Keyes is the most articulate and passionate of the Republican candidates — and perhaps the most intelligent. A couple of his opinions — if broken loose from the old-fashioned but entirely coherent and tightly constructed edifice of his worldview — seem a little screwy. But his "Hear, O Israel!" is better political theater than anyone else has to offer on either side, Republican or Democrat.

At its worst moments, the rest of the Republican field — though it includes worthy men, especially John McCain — reminds me of the Senate Judiciary Committee during the Clarence Thomas hearings: squirmy, discomfited, insincere, with furtive, panicky calculations going on behind the eyes. The impression is unfair: Forbes is very smart, for example; McCain is a fine man. Bauer says interesting things. Bush may work out all right in the end.

But Keyes, who is inner-directed and speaks in beautifully constructed paragraphs, usually leaves the others looking a little untogether — outer-directed, and, now and then, kind of dumb.

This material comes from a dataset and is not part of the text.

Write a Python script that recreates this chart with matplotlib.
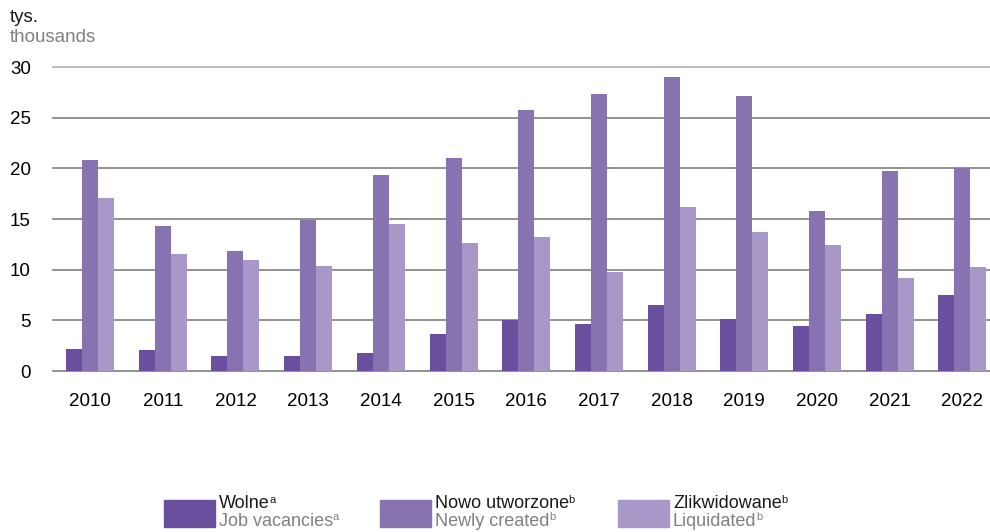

But the best political theater is about to be closing out of town. The race this year is all over, everyone agrees on the morning after Iowa. Bush and Gore have the nominations. (My guess is Gore by a nose in November.)

And it is only January, a week from New Hampshire. And it is a great pity. The point of a presidential campaign should not be to choose the winners before the game begins, but to develop candidates over time, like a slow Polaroid, in the public mind, over a period of months, and to persuade ourselves that one or another of them might, indeed, make a president. Or that the others won't do. A campaign is itself a form of presidential invention: We conjure up a president, sometimes out of what seems, beforehand, to be pretty second-rate material.

There can be something comic about the process through which a politician may go from seeming outrageously unacceptable (a B-movie Hollywood actor, let us say) to being somehow plausible and, occasionally, even inevitable.

Years ago, I watched a little Georgia peanut farmer climb onto a chair in a hotel suite in Atlanta so that he might be seen and heard in a room full of loud, beefy black men — back-slappers and labor organizers from the North. It was during the annual Urban League convention. Jimmy Carter, the man with a pale, splotchy face and glacial eyes, was almost completely unknown then, in April 1975. He told those professionals, in a soft southern voice: "When I am President...." When he said that, the men in the room rolled their eyes and rocked with mirth and nudged each other: "Heh! Heh! Heh! Who IS this guy??!!"

That's what everyone was saying when they first got a load of Alan Keyes, a right-wing black (Heh! Heh! Heh!) with his strutty and electrified body English and his intimidating clarity.

But the current, bunched-up primary system means we hardly get to know him. Scheduling practically all of the primaries up front is a disastrous idea — the race may be over by Super Tuesday, March 7. This is rotten civics: Who wants a presidential politics in which money ordains the outcome by Thanksgiving of the previous year?

The aborted campaign is also a disservice to politics as entertainment. With George W. Bush and Al Gore locked in by March, we will face a dispiriting slog to get through the spring and then through two pointless summer conventions. We will soldier on until November, gasping for air, so sick of Bush and Gore we will wish the winner were gone from our lives long before he is inaugurated.

Jesse Ventura and Pat Buchanan and Donald Trump may provide some diversion in next few months. But maybe we ought to start organizing a fourth party around Alan Keyes.